╔══
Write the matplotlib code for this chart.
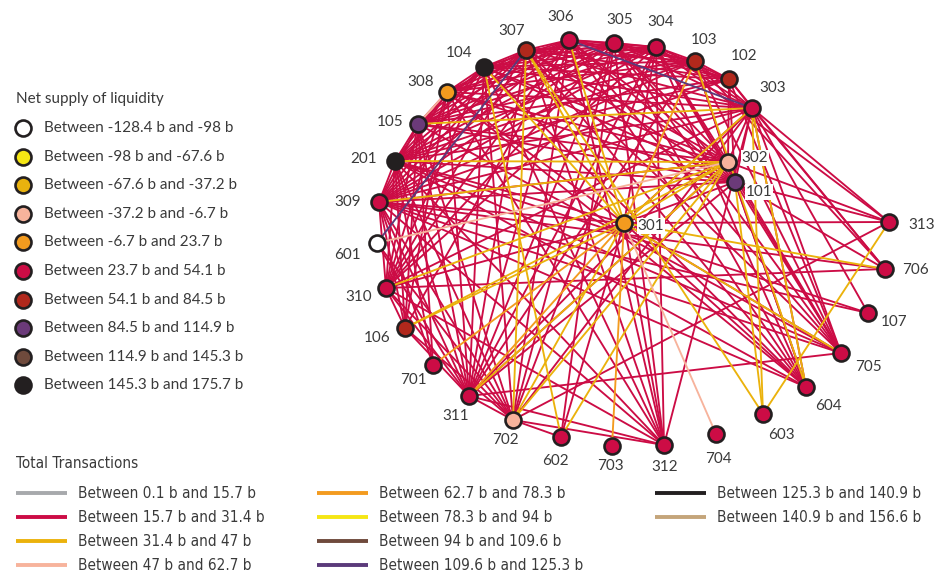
import matplotlib
matplotlib.use("Agg")
import matplotlib.pyplot as plt

# ---- node data (layout in pixel space of the original figure) ----
nodes = ['306', '305', '304', '103', '102', '303', '302', '101', '313', '706',
         '107', '705', '604', '603', '704', '312', '703', '602', '702', '311',
         '701', '106', '310', '601', '309', '201', '105', '308', '104', '307', '301']
node_x = [569, 614, 656, 695, 729, 752, 728, 735, 889, 885,
          868, 841, 806, 763, 716, 664, 612, 561, 513, 469,
          433, 405, 386, 377, 379, 395, 418, 447, 484, 526, 624]
node_y = [40, 43, 47, 61, 79, 108, 162, 182, 222, 269,
          313, 353, 387, 414, 434, 445, 446, 437, 420, 396,
          365, 328, 288, 243, 202, 161, 124, 92, 67, 50, 223]
label_x = [561, 620, 661, 704, 744, 773, 755, 759, 922, 915,
           894, 868, 828, 781, 718, 665, 610, 555, 505, 456,
           413, 377, 359, 347, 348, 364, 390, 421, 459, 512, 651]
label_y = [17, 20, 22, 40, 56, 88, 158, 192, 225, 270,
           322, 367, 406, 435, 459, 467, 466, 461, 440, 416,
           380, 338, 297, 255, 202, 159, 122, 82, 53, 31, 226]
# net supply class index (0..9)
node_class = [5, 5, 5, 6, 6, 5, 3, 7, 5, 5,
              5, 5, 5, 5, 5, 5, 5, 5, 3, 5,
              5, 6, 5, 0, 5, 9, 7, 4, 9, 6, 4]

supply_labels = ["Between -128.4 b and -98 b", "Between -98 b and -67.6 b",
                 "Between -67.6 b and -37.2 b", "Between -37.2 b and -6.7 b",
                 "Between -6.7 b and 23.7 b", "Between 23.7 b and 54.1 b",
                 "Between 54.1 b and 84.5 b", "Between 84.5 b and 114.9 b",
                 "Between 114.9 b and 145.3 b", "Between 145.3 b and 175.7 b"]
supply_colors = ["#ffffff", "#f5e614", "#e9b20e", "#f7b39c", "#f39b1f",
                 "#cc0c45", "#b1281c", "#6b3a79", "#6f4a3c", "#231f20"]

flow_labels = ["Between 0.1 b and 15.7 b", "Between 15.7 b and 31.4 b",
               "Between 31.4 b and 47 b", "Between 47 b and 62.7 b",
               "Between 62.7 b and 78.3 b", "Between 78.3 b and 94 b",
               "Between 94 b and 109.6 b", "Between 109.6 b and 125.3 b",
               "Between 125.3 b and 140.9 b", "Between 140.9 b and 156.6 b"]
flow_colors = ["#a7a9ac", "#cc0c45", "#ebb20c", "#f7b39c", "#f39b1f",
               "#f5e614", "#6f4a3c", "#5b3a7a", "#231f20", "#c4a57a"]

# ---- edges: (source, target) per transaction class ----
edges_crimson = {
    '306': ['305', '304', '103', '102', '302', '101', '307', '104', '308', '105', '201',
            '309', '310', '311', '702', '312', '604', '705', '106'],
    '305': ['304', '103', '102', '303', '302', '101', '307', '104', '308', '105', '201',
            '309', '311', '702', '602', '312', '604', '705', '310'],
    '304': ['103', '102', '303', '302', '101', '301', '307', '104', '308', '105', '201',
            '309', '310', '311', '702', '312', '313', '705', '604'],
    '103': ['102', '303', '302', '101', '307', '104', '308', '105', '201', '309', '311',
            '706', '705'],
    '102': ['303', '302', '101', '307', '104', '105', '201', '309', '706', '705'],
    '303': ['302', '101', '301', '307', '104', '308', '201', '309', '310', '311', '702',
            '313', '706', '107', '705', '604', '312'],
    '302': ['101', '307', '104', '308', '105', '309', '311', '313', '705', '604'],
    '101': ['301', '307', '104', '308', '105', '201', '309', '311', '313', '706', '705', '604'],
    '301': ['308', '201', '309', '310', '312', '313', '705', '604', '602'],
    '307': ['104', '308', '105', '201', '309', '310', '311', '312', '705', '604'],
    '104': ['308', '105', '201', '309', '310', '311', '702', '312', '604'],
    '308': ['105', '201', '309', '310', '311', '106', '312', '604'],
    '105': ['201', '309', '310', '311', '106', '701', '702', '705'],
    '201': ['309', '310', '106', '701', '311', '702', '312', '107', '705', '604'],
    '309': ['310', '106', '701', '311', '702', '312', '705', '604', '107', '706'],
    '310': ['311', '702', '312', '706', '106'],
    '106': ['311', '702'],
    '311': ['702', '312', '705'],
    '702': ['312', '602', '313'],
    '601': ['311', '702'],
}
edges_gold = [('201', '302'), ('105', '303'), ('301', '302'), ('301', '303'), ('301', '306'),
              ('301', '307'), ('301', '104'), ('301', '702'), ('301', '706'),
              ('301', '705'), ('301', '106'), ('302', '311'), ('302', '702'), ('302', '602'),
              ('302', '106'), ('302', '310'), ('313', '603'), ('104', '602'), ('307', '603'),
              ('103', '604'), ('303', '604'), ('101', '603'), ('307', '702'),
              ('303', '603'), ('302', '309')]
edges_orange = [('301', '703'), ('301', '701'), ('301', '103'), ('301', '311')]
edges_peach = [('601', '302'), ('301', '704'), ('308', '105')]
edges_purple = [('307', '601'), ('306', '303')]

pos = {n: (x, y) for n, x, y in zip(nodes, node_x, node_y)}

fig = plt.figure(figsize=(9.49, 5.79), dpi=100)
ax = fig.add_axes([0, 0, 1, 1])
ax.set_xlim(0, 949)
ax.set_ylim(579, 0)
ax.axis('off')

font = ['Lato', 'DejaVu Sans']
text_color = '#3a3a3a'


def draw_edges(pairs, color, lw=1.35, z=1):
    for a, b in pairs:
        ax.plot([pos[a][0], pos[b][0]], [pos[a][1], pos[b][1]],
                color=color, lw=lw, solid_capstyle='round', zorder=z)


crimson_pairs = [(a, b) for a, bs in edges_crimson.items() for b in bs]
draw_edges(crimson_pairs, flow_colors[1], z=1)
draw_edges(edges_gold, flow_colors[2], z=2)
draw_edges(edges_orange, flow_colors[4], z=2)
draw_edges(edges_peach, flow_colors[3], z=2)
draw_edges(edges_purple, flow_colors[7], z=2)

# nodes
for n, c in zip(nodes, node_class):
    ax.plot(pos[n][0], pos[n][1], 'o', ms=11.5, mfc=supply_colors[c],
            mec='#231f20', mew=1.9, zorder=4)

for n, lx, ly in zip(nodes, label_x, label_y):
    ax.text(lx, ly, n, ha='center', va='center', fontsize=11, family=font,
            color=text_color, zorder=5,
            bbox=dict(boxstyle='square,pad=0.05', fc='white', ec='none'))

# ---- node legend ----
ax.text(16, 99, "Net supply of liquidity", ha='left', va='center', fontsize=11,
        family=font, color=text_color)
for i, (lab, c) in enumerate(zip(supply_labels, supply_colors)):
    y = 128 + i * 28.6
    ax.plot(23, y, 'o', ms=11.5, mfc=c, mec='#231f20', mew=1.9)
    ax.text(44, y, lab, ha='left', va='center', fontsize=11, family=font,
            color=text_color)

# ---- edge legend ----
ax.text(16, 463, "Total Transactions", ha='left', va='center', fontsize=11,
        family='DejaVu Sans', stretch='condensed', color=text_color)
col_x = [16, 317, 655]
for i, (lab, c) in enumerate(zip(flow_labels, flow_colors)):
    col, row = divmod(i, 4)
    y = 493 + row * 24
    x0 = col_x[col]
    ax.plot([x0, x0 + 51], [y, y], color=c, lw=2.8, solid_capstyle='butt')
    ax.text(x0 + 62, y, lab, ha='left', va='center', fontsize=11,
            family='DejaVu Sans', stretch='condensed', color=text_color)

fig.savefig("out.png", dpi=100)
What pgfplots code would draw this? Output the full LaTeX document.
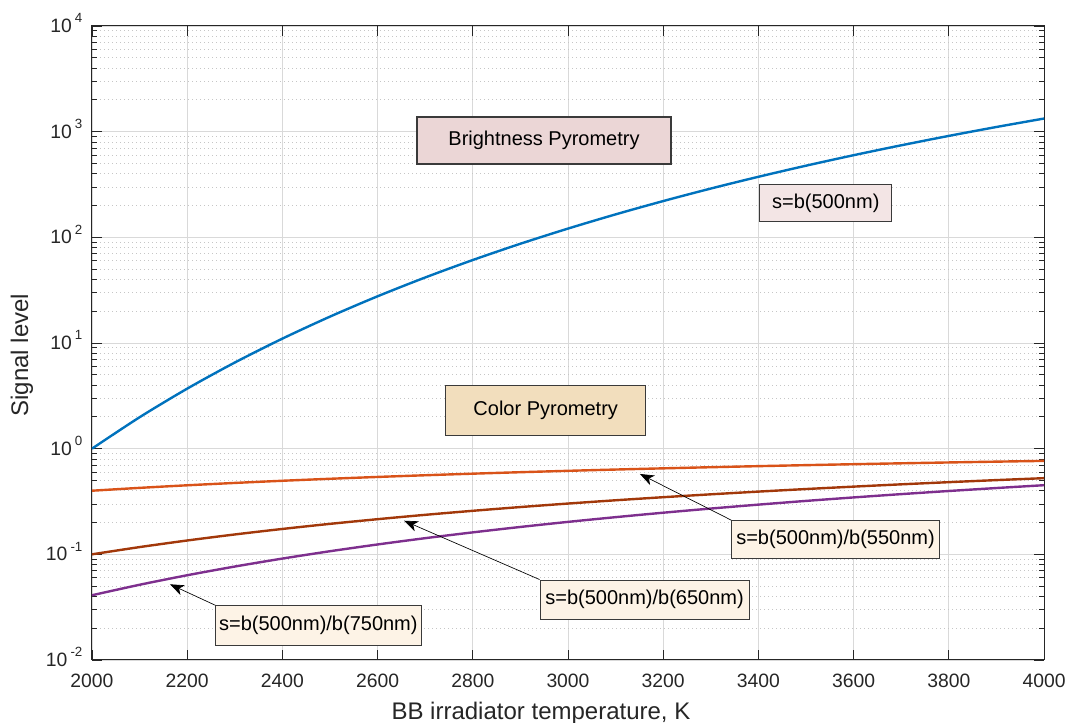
\documentclass[border=0pt]{standalone}
\usepackage{pgfplots}
\pgfplotsset{compat=1.18}
\usepackage{fontspec}
\setmainfont{Liberation Sans}
\usetikzlibrary{arrows.meta}

\definecolor{mblue}{HTML}{0072BD}
\definecolor{morange}{HTML}{D95319}
\definecolor{mbrown}{HTML}{A2380A}
\definecolor{mpurple}{HTML}{7E2F8E}
\definecolor{axgray}{HTML}{262626}
\definecolor{bpink}{HTML}{EBD6D6}
\definecolor{lpink}{HTML}{F3E5E5}
\definecolor{wheat}{HTML}{F2DEBD}
\definecolor{cream}{HTML}{FDF3E6}
\definecolor{edgegray}{HTML}{3A3A3A}

% power-of-ten tick label, superscript kept out of the vertical centring
\newcommand{\tenpow}[1]{10\,\smash{\raisebox{0.5em}{\fontsize{10}{10}\selectfont #1}}}

\begin{document}
\begin{tikzpicture}
\begin{axis}[
  name=ax,
  scale only axis,
  width=714pt, height=475.5pt,
  xmin=2000, xmax=4000,
  ymode=log, ymin=1e-2, ymax=1e4,
  xtick={2000,2200,2400,2600,2800,3000,3200,3400,3600,3800,4000},
  ytick={1e-2,1e-1,1,1e1,1e2,1e3,1e4},
  yticklabels={\tenpow{-2},\tenpow{-1},\tenpow{0},\tenpow{1},\tenpow{2},\tenpow{3},\tenpow{4}},
  minor ytick={0.02,0.03,0.04,0.05,0.06,0.07,0.08,0.09,
               0.2,0.3,0.4,0.5,0.6,0.7,0.8,0.9,
               2,3,4,5,6,7,8,9,
               20,30,40,50,60,70,80,90,
               200,300,400,500,600,700,800,900,
               2000,3000,4000,5000,6000,7000,8000,9000},
  /pgf/number format/1000 sep={},
  /pgf/number format/assume math mode=true,
  xmajorgrids, ymajorgrids, yminorgrids,
  major grid style={line width=0.6pt, color=gray!30},
  minor grid style={line width=0.6pt, color=gray!45, dash pattern=on 0.75pt off 2.25pt},
  axis line style={axgray, line width=0.75pt},
  tick align=inside,
  xtick pos=both, ytick pos=both,
  major tick length=7.5pt, minor tick length=3.75pt,
  tick style={axgray, line width=0.6pt},
  xticklabel style={font=\fontsize{14.5}{17}\selectfont, text=axgray, anchor=north, inner sep=0pt, yshift=-10.5pt},
  yticklabel style={font=\fontsize{14.5}{17}\selectfont, text=axgray, anchor=east, inner sep=0pt, xshift=-7pt},
  xlabel={BB irradiator temperature, K},
  ylabel={Signal level},
  xlabel style={font=\fontsize{18}{21}\selectfont, text=axgray, inner sep=0pt,
                at={(axis description cs:0.4716,-0.0936)}, anchor=base},
  ylabel style={font=\fontsize{18}{21}\selectfont, text=axgray, inner sep=0pt,
                at={(axis description cs:-0.0672,0.481)}, anchor=base},
  every axis plot/.append style={no marks, smooth, line width=1.8pt},
]

% s = b(500 nm)
\addplot[mblue] coordinates {
  (2000,1) (2100,1.984) (2200,3.699) (2300,6.533) (2400,11.00) (2500,17.77)
  (2600,27.67) (2700,41.69) (2800,61.00) (2900,86.95) (3000,121.0) (3100,164.9)
  (3200,220.4) (3300,289.5) (3400,374.1) (3500,476.4) (3600,598.7) (3700,743.0)
  (3800,911.8) (3900,1107) (4000,1331)
};
% s = b(500 nm)/b(550 nm)
\addplot[morange] coordinates {
  (2000,0.4000) (2100,0.4256) (2200,0.4502) (2300,0.4739) (2400,0.4968) (2500,0.5188)
  (2600,0.5400) (2700,0.5603) (2800,0.5799) (2900,0.5988) (3000,0.6170) (3100,0.6345)
  (3200,0.6513) (3300,0.6676) (3400,0.6832) (3500,0.6983) (3600,0.7129) (3700,0.7269)
  (3800,0.7405) (3900,0.7536) (4000,0.7662)
};
% s = b(500 nm)/b(650 nm)
\addplot[mbrown] coordinates {
  (2000,0.1000) (2100,0.1171) (2200,0.1352) (2300,0.1542) (2400,0.1739) (2500,0.1943)
  (2600,0.2151) (2700,0.2365) (2800,0.2582) (2900,0.2802) (3000,0.3024) (3100,0.3248)
  (3200,0.3473) (3300,0.3698) (3400,0.3924) (3500,0.4149) (3600,0.4373) (3700,0.4597)
  (3800,0.4819) (3900,0.5040) (4000,0.5259)
};
% s = b(500 nm)/b(750 nm)
\addplot[mpurple] coordinates {
  (2000,0.0410) (2100,0.05152) (2200,0.06341) (2300,0.07664) (2400,0.09118) (2500,0.1070)
  (2600,0.1240) (2700,0.1422) (2800,0.1614) (2900,0.1816) (3000,0.2028) (3100,0.2248)
  (3200,0.2477) (3300,0.2712) (3400,0.2954) (3500,0.3203) (3600,0.3456) (3700,0.3714)
  (3800,0.3976) (3900,0.4241) (4000,0.4510)
};

% text boxes
\tikzset{tbox/.style={draw=edgegray, line width=0.8pt, inner sep=0pt, text=black,
                      font=\fontsize{15}{18}\selectfont},
         tarrow/.style={-{Stealth[length=10.5pt,width=8pt,inset=3pt]}, line width=0.5pt, black}}

\node[tbox, fill=bpink, minimum width=190.5pt, minimum height=35.25pt]
  at (rel axis cs:0.4748,0.8194) {Brightness Pyrometry\hspace{9pt}};
\node[tbox, fill=wheat, minimum width=150pt, minimum height=37.5pt]
  at (rel axis cs:0.4766,0.3931) {Color Pyrometry\hspace{8.5pt}};
\node[tbox, fill=lpink, minimum width=98.8pt, minimum height=27.5pt]
  at (rel axis cs:0.7708,0.7204) {s=b(500nm)};

\node[tbox, fill=cream, minimum width=155.7pt, minimum height=28.7pt] (b550)
  at (rel axis cs:0.7810,0.1896) {s=b(500nm)/b(550nm)};
\node[tbox, fill=cream, minimum width=156.75pt, minimum height=29.5pt] (b650)
  at (rel axis cs:0.5804,0.0951) {s=b(500nm)/b(650nm)};
\node[tbox, fill=cream, minimum width=154pt, minimum height=29.5pt] (b750)
  at (rel axis cs:0.2378,0.0546) {s=b(500nm)/b(750nm)};

\draw[tarrow] (b550.north west) -- (rel axis cs:0.5756,0.2934);
\draw[tarrow] (b650.north west) -- (rel axis cs:0.3277,0.2197);
\draw[tarrow] (b750.north west) -- (rel axis cs:0.0819,0.1194);
\end{axis}

\pgfresetboundingbox
\path[use as bounding box] ([xshift=-69pt,yshift=-47.25pt]ax.south west)
  rectangle ([xshift=17.25pt,yshift=19.5pt]ax.north east);
\end{tikzpicture}
\end{document}
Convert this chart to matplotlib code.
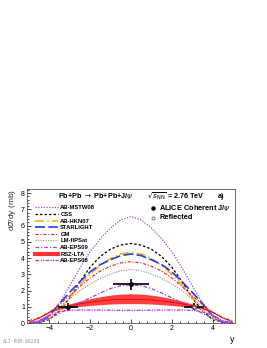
╚══
▶ [Task statement]:
Begin with the first line of the records and repeat every line up to the one with "import matplotlib.pyplot as plt", counting that line too. Pictures are not part of the copy.

▶ [Completed exercise]:
Write the matplotlib code for this chart.
import matplotlib
matplotlib.use("Agg")
import matplotlib.pyplot as plt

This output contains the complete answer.